WORK TO BE COMPLETED> Below is a listing to transcribe in full and exactly; keep the pictures out.

── DATA EXTRACT

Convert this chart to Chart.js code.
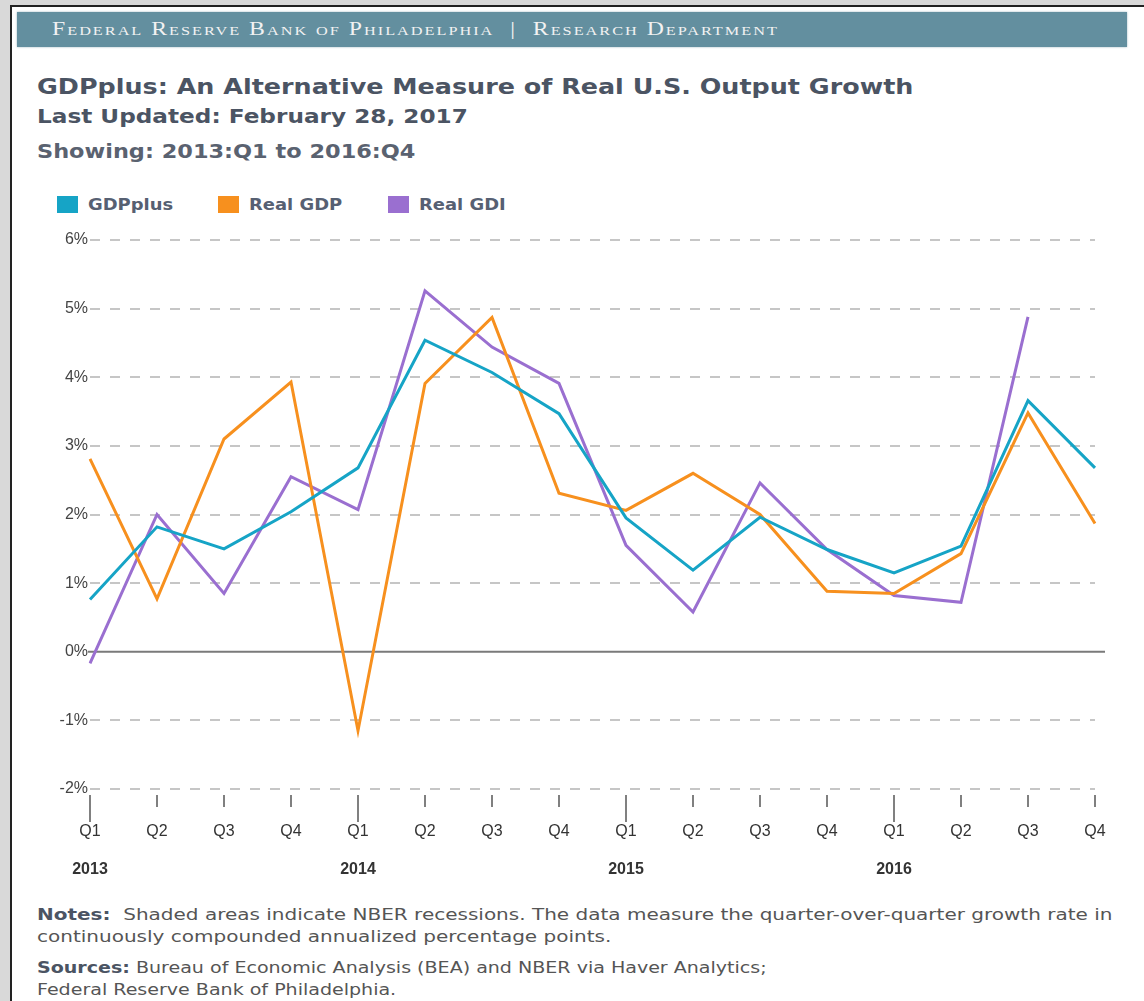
<!DOCTYPE html>
<html>
<head>
<meta charset="utf-8">
<script src="https://cdn.jsdelivr.net/npm/chart.js@4.4.1/dist/chart.umd.min.js"></script>
<style>
  html, body { margin: 0; padding: 0; }
  body { width: 1144px; height: 1001px; background: #d9d9d9; position: relative; overflow: hidden; font-family: "DejaVu Sans", Verdana, sans-serif; }
  #panel { position: absolute; left: 10px; top: 5px; width: 1200px; height: 1100px; background: #fff; border-left: 2px solid #222; border-top: 2px solid #222; }
  #banner { position: absolute; left: 17px; top: 12px; width: 1110px; height: 35px; background: #638f9f; box-shadow: 0 0 2px #9fb8c0; }
  #banner span { position: absolute; left: 35px; top: 7px; font-family: "Liberation Serif", "DejaVu Serif", serif; font-variant: small-caps; font-size: 19px; line-height: 20px; color: #f2f2f2; letter-spacing: 1.6px; white-space: nowrap; transform: scaleX(1.25); transform-origin: 0 0; }
  .txt { position: absolute; left: 37px; white-space: nowrap; font-weight: bold; color: #4b5463; line-height: 1; transform-origin: 0 0; }
  #title { top: 77px; font-size: 21px; transform: scaleX(1.21); }
  #updated { top: 107px; font-size: 19px; transform: scaleX(1.22); }
  #showing { top: 142px; font-size: 19px; color: #5a6270; transform: scaleX(1.18); }
  #legend { position: absolute; left: 57px; top: 196px; height: 18px; }
  .item { position: absolute; top: 0; white-space: nowrap; font-size: 16px; font-weight: bold; color: #566072; line-height: 18px; }
  .item i { display: inline-block; width: 21px; height: 17px; vertical-align: top; margin-right: 10px; }
  .item span { display: inline-block; transform: scaleX(1.12); transform-origin: 0 0; }
  #chartbox { position: absolute; left: 0; top: 225px; width: 1144px; height: 660px; }
  .note { position: absolute; left: 37px; white-space: nowrap; font-size: 16px; color: #555; line-height: 22px; transform-origin: 0 0; }
  .note b { color: #4b5463; }
</style>
</head>
<body>
<div id="panel"></div>
<div id="banner"><span>Federal Reserve Bank of Philadelphia &nbsp;|&nbsp; Research Department</span></div>
<div class="txt" id="title">GDPplus: An Alternative Measure of Real U.S. Output Growth</div>
<div class="txt" id="updated">Last Updated: February 28, 2017</div>
<div class="txt" id="showing">Showing: 2013:Q1 to 2016:Q4</div>
<div id="legend"></div>
<div id="chartbox"><canvas id="gdpChart" width="1144" height="660"></canvas></div>
<div class="note" style="top:904px; transform: scaleX(1.25)"><b>Notes:</b>&nbsp; Shaded areas indicate NBER recessions. The data measure the quarter-over-quarter growth rate in<br>continuously compounded annualized percentage points.</div>
<div class="note" style="top:957px; transform: scaleX(1.19)"><b>Sources:</b> Bureau of Economic Analysis (BEA) and NBER via Haver Analytics;<br>Federal Reserve Bank of Philadelphia.</div>

<script>
// quarters shown on the x axis
var quarters = ["Q1", "Q2", "Q3", "Q4", "Q1", "Q2", "Q3", "Q4", "Q1", "Q2", "Q3", "Q4", "Q1", "Q2", "Q3", "Q4"];
var years = ["2013", "", "", "", "2014", "", "", "", "2015", "", "", "", "2016", "", "", ""];

// growth rates, percent
var gdpPlus = [0.76, 1.82, 1.50, 2.04, 2.68, 4.54, 4.07, 3.47, 1.95, 1.19, 1.96, 1.49, 1.15, 1.54, 3.66, 2.68];
var realGDP = [2.81, 0.77, 3.10, 3.93, -1.15, 3.91, 4.87, 2.31, 2.06, 2.60, 2.00, 0.88, 0.85, 1.43, 3.48, 1.87];
var realGDI = [-0.17, 2.00, 0.85, 2.55, 2.07, 5.26, 4.44, 3.91, 1.55, 0.58, 2.46, 1.49, 0.82, 0.72, 4.88, null];

var seriesNames = ["GDPplus", "Real GDP", "Real GDI"];
var seriesColors = ["#16a4c6", "#f7901e", "#9a6fd0"];

var yTicks = [-2, -1, 0, 1, 2, 3, 4, 5, 6];

// legend (html)
var legendLeft = [0, 161, 331];
var legendDiv = document.getElementById("legend");
for (var i = 0; i < seriesNames.length; i++) {
  var it = document.createElement("div");
  it.className = "item";
  it.style.left = legendLeft[i] + "px";
  it.innerHTML = '<i style="background:' + seriesColors[i] + '"></i><span>' + seriesNames[i] + "</span>";
  legendDiv.appendChild(it);
}

function makeSet(name, data, color) {
  return {
    label: name,
    data: data,
    borderColor: color,
    backgroundColor: color,
    borderWidth: 3,
    pointRadius: 0,
    pointHoverRadius: 0,
    tension: 0,
    fill: false,
    spanGaps: false,
  };
}

// solid zero line + x tick marks
var extraLines = {
  id: "extraLines",
  beforeDatasetsDraw: function (chart) {
    var ctx = chart.ctx;
    var area = chart.chartArea;
    var y0 = chart.scales.y.getPixelForValue(0);
    ctx.save();
    ctx.strokeStyle = "#7a7a7a";
    ctx.lineWidth = 2;
    ctx.beginPath();
    ctx.moveTo(area.left - 2, y0);
    ctx.lineTo(area.right + 10, y0);
    ctx.stroke();

    var xs = chart.scales.x;
    ctx.strokeStyle = "#808080";
    for (var i = 0; i < quarters.length; i++) {
      var x = Math.round(xs.getPixelForTick(i));
      var len = quarters[i] == "Q1" ? 27 : 12;
      ctx.beginPath();
      ctx.moveTo(x, area.bottom + 6);
      ctx.lineTo(x, area.bottom + 6 + len);
      ctx.stroke();
    }
    ctx.restore();
  },
};

var tickFont = "Liberation Sans, Arial, sans-serif";

var canvas = document.getElementById("gdpChart");
var gdpChart = new Chart(canvas, {
  type: "line",
  data: {
    labels: quarters,
    datasets: [
      makeSet(seriesNames[0], gdpPlus, seriesColors[0]),
      makeSet(seriesNames[1], realGDP, seriesColors[1]),
      makeSet(seriesNames[2], realGDI, seriesColors[2]),
    ],
  },
  options: {
    responsive: false,
    animation: false,
    events: [],
    layout: { padding: { top: 15, right: 49, bottom: 0, left: 0 } },
    plugins: {
      legend: { display: false },
      tooltip: { enabled: false },
    },
    scales: {
      x: {
        offset: false,
        grid: { display: true, drawOnChartArea: false, drawTicks: false },
        border: { display: false },
        ticks: {
          autoSkip: false,
          maxRotation: 0,
          padding: 33,
          color: "#333",
          font: { family: tickFont, size: 16, lineHeight: 1.2 },
        },
        afterFit: function (scale) {
          scale.height = 60;
        },
      },
      years: {
        type: "category",
        labels: years,
        position: "bottom",
        offset: false,
        grid: { display: false, drawTicks: false },
        border: { display: false },
        ticks: {
          autoSkip: false,
          maxRotation: 0,
          padding: 11,
          color: "#333",
          font: { family: tickFont, size: 16, weight: "bold", lineHeight: 1.2 },
        },
        afterFit: function (scale) {
          scale.height = 36;
        },
      },
      y: {
        min: yTicks[0],
        max: yTicks[yTicks.length - 1],
        afterBuildTicks: function (scale) {
          scale.ticks = yTicks.map(function (v) { return { value: v }; });
        },
        grid: {
          drawTicks: false,
          lineWidth: 2,
          color: function (c) {
            return c.tick && c.tick.value === 0 ? "rgba(0,0,0,0)" : "#c6c6c6";
          },
        },
        border: { display: false, dash: [10, 10] },
        ticks: {
          padding: 2,
          color: "#444",
          font: { family: tickFont, size: 16 },
          callback: function (v) { return v + "%"; },
        },
        afterFit: function (scale) {
          scale.width = 90;
        },
      },
    },
  },
  plugins: [extraLines],
});
</script>
</body>
</html>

────

ANSWER FOR THIS EXERCISE>
Convert this chart to Chart.js code.
<!DOCTYPE html>
<html>
<head>
<meta charset="utf-8">
<script src="https://cdn.jsdelivr.net/npm/chart.js@4.4.1/dist/chart.umd.min.js"></script>
<style>
  html, body { margin: 0; padding: 0; }
  body { width: 1144px; height: 1001px; background: #d9d9d9; position: relative; overflow: hidden; font-family: "DejaVu Sans", Verdana, sans-serif; }
  #panel { position: absolute; left: 10px; top: 5px; width: 1200px; height: 1100px; background: #fff; border-left: 2px solid #222; border-top: 2px solid #222; }
  #banner { position: absolute; left: 17px; top: 12px; width: 1110px; height: 35px; background: #638f9f; box-shadow: 0 0 2px #9fb8c0; }
  #banner span { position: absolute; left: 35px; top: 7px; font-family: "Liberation Serif", "DejaVu Serif", serif; font-variant: small-caps; font-size: 19px; line-height: 20px; color: #f2f2f2; letter-spacing: 1.6px; white-space: nowrap; transform: scaleX(1.25); transform-origin: 0 0; }
  .txt { position: absolute; left: 37px; white-space: nowrap; font-weight: bold; color: #4b5463; line-height: 1; transform-origin: 0 0; }
  #title { top: 77px; font-size: 21px; transform: scaleX(1.21); }
  #updated { top: 107px; font-size: 19px; transform: scaleX(1.22); }
  #showing { top: 142px; font-size: 19px; color: #5a6270; transform: scaleX(1.18); }
  #legend { position: absolute; left: 57px; top: 196px; height: 18px; }
  .item { position: absolute; top: 0; white-space: nowrap; font-size: 16px; font-weight: bold; color: #566072; line-height: 18px; }
  .item i { display: inline-block; width: 21px; height: 17px; vertical-align: top; margin-right: 10px; }
  .item span { display: inline-block; transform: scaleX(1.12); transform-origin: 0 0; }
  #chartbox { position: absolute; left: 0; top: 225px; width: 1144px; height: 660px; }
  .note { position: absolute; left: 37px; white-space: nowrap; font-size: 16px; color: #555; line-height: 22px; transform-origin: 0 0; }
  .note b { color: #4b5463; }
</style>
</head>
<body>
<div id="panel"></div>
<div id="banner"><span>Federal Reserve Bank of Philadelphia &nbsp;|&nbsp; Research Department</span></div>
<div class="txt" id="title">GDPplus: An Alternative Measure of Real U.S. Output Growth</div>
<div class="txt" id="updated">Last Updated: February 28, 2017</div>
<div class="txt" id="showing">Showing: 2013:Q1 to 2016:Q4</div>
<div id="legend"></div>
<div id="chartbox"><canvas id="gdpChart" width="1144" height="660"></canvas></div>
<div class="note" style="top:904px; transform: scaleX(1.25)"><b>Notes:</b>&nbsp; Shaded areas indicate NBER recessions. The data measure the quarter-over-quarter growth rate in<br>continuously compounded annualized percentage points.</div>
<div class="note" style="top:957px; transform: scaleX(1.19)"><b>Sources:</b> Bureau of Economic Analysis (BEA) and NBER via Haver Analytics;<br>Federal Reserve Bank of Philadelphia.</div>

<script>
// quarters shown on the x axis
var quarters = ["Q1", "Q2", "Q3", "Q4", "Q1", "Q2", "Q3", "Q4", "Q1", "Q2", "Q3", "Q4", "Q1", "Q2", "Q3", "Q4"];
var years = ["2013", "", "", "", "2014", "", "", "", "2015", "", "", "", "2016", "", "", ""];

// growth rates, percent
var gdpPlus = [0.76, 1.82, 1.50, 2.04, 2.68, 4.54, 4.07, 3.47, 1.95, 1.19, 1.96, 1.49, 1.15, 1.54, 3.66, 2.68];
var realGDP = [2.81, 0.77, 3.10, 3.93, -1.15, 3.91, 4.87, 2.31, 2.06, 2.60, 2.00, 0.88, 0.85, 1.43, 3.48, 1.87];
var realGDI = [-0.17, 2.00, 0.85, 2.55, 2.07, 5.26, 4.44, 3.91, 1.55, 0.58, 2.46, 1.49, 0.82, 0.72, 4.88, null];

var seriesNames = ["GDPplus", "Real GDP", "Real GDI"];
var seriesColors = ["#16a4c6", "#f7901e", "#9a6fd0"];

var yTicks = [-2, -1, 0, 1, 2, 3, 4, 5, 6];

// legend (html)
var legendLeft = [0, 161, 331];
var legendDiv = document.getElementById("legend");
for (var i = 0; i < seriesNames.length; i++) {
  var it = document.createElement("div");
  it.className = "item";
  it.style.left = legendLeft[i] + "px";
  it.innerHTML = '<i style="background:' + seriesColors[i] + '"></i><span>' + seriesNames[i] + "</span>";
  legendDiv.appendChild(it);
}

function makeSet(name, data, color) {
  return {
    label: name,
    data: data,
    borderColor: color,
    backgroundColor: color,
    borderWidth: 3,
    pointRadius: 0,
    pointHoverRadius: 0,
    tension: 0,
    fill: false,
    spanGaps: false,
  };
}

// solid zero line + x tick marks
var extraLines = {
  id: "extraLines",
  beforeDatasetsDraw: function (chart) {
    var ctx = chart.ctx;
    var area = chart.chartArea;
    var y0 = chart.scales.y.getPixelForValue(0);
    ctx.save();
    ctx.strokeStyle = "#7a7a7a";
    ctx.lineWidth = 2;
    ctx.beginPath();
    ctx.moveTo(area.left - 2, y0);
    ctx.lineTo(area.right + 10, y0);
    ctx.stroke();

    var xs = chart.scales.x;
    ctx.strokeStyle = "#808080";
    for (var i = 0; i < quarters.length; i++) {
      var x = Math.round(xs.getPixelForTick(i));
      var len = quarters[i] == "Q1" ? 27 : 12;
      ctx.beginPath();
      ctx.moveTo(x, area.bottom + 6);
      ctx.lineTo(x, area.bottom + 6 + len);
      ctx.stroke();
    }
    ctx.restore();
  },
};

var tickFont = "Liberation Sans, Arial, sans-serif";

var canvas = document.getElementById("gdpChart");
var gdpChart = new Chart(canvas, {
  type: "line",
  data: {
    labels: quarters,
    datasets: [
      makeSet(seriesNames[0], gdpPlus, seriesColors[0]),
      makeSet(seriesNames[1], realGDP, seriesColors[1]),
      makeSet(seriesNames[2], realGDI, seriesColors[2]),
    ],
  },
  options: {
    responsive: false,
    animation: false,
    events: [],
    layout: { padding: { top: 15, right: 49, bottom: 0, left: 0 } },
    plugins: {
      legend: { display: false },
      tooltip: { enabled: false },
    },
    scales: {
      x: {
        offset: false,
        grid: { display: true, drawOnChartArea: false, drawTicks: false },
        border: { display: false },
        ticks: {
          autoSkip: false,
          maxRotation: 0,
          padding: 33,
          color: "#333",
          font: { family: tickFont, size: 16, lineHeight: 1.2 },
        },
        afterFit: function (scale) {
          scale.height = 60;
        },
      },
      years: {
        type: "category",
        labels: years,
        position: "bottom",
        offset: false,
        grid: { display: false, drawTicks: false },
        border: { display: false },
        ticks: {
          autoSkip: false,
          maxRotation: 0,
          padding: 11,
          color: "#333",
          font: { family: tickFont, size: 16, weight: "bold", lineHeight: 1.2 },
        },
        afterFit: function (scale) {
          scale.height = 36;
        },
      },
      y: {
        min: yTicks[0],
        max: yTicks[yTicks.length - 1],
        afterBuildTicks: function (scale) {
          scale.ticks = yTicks.map(function (v) { return { value: v }; });
        },
        grid: {
          drawTicks: false,
          lineWidth: 2,
          color: function (c) {
            return c.tick && c.tick.value === 0 ? "rgba(0,0,0,0)" : "#c6c6c6";
          },
        },
        border: { display: false, dash: [10, 10] },
        ticks: {
          padding: 2,
          color: "#444",
          font: { family: tickFont, size: 16 },
          callback: function (v) { return v + "%"; },
        },
        afterFit: function (scale) {
          scale.width = 90;
        },
      },
    },
  },
  plugins: [extraLines],
});
</script>
</body>
</html>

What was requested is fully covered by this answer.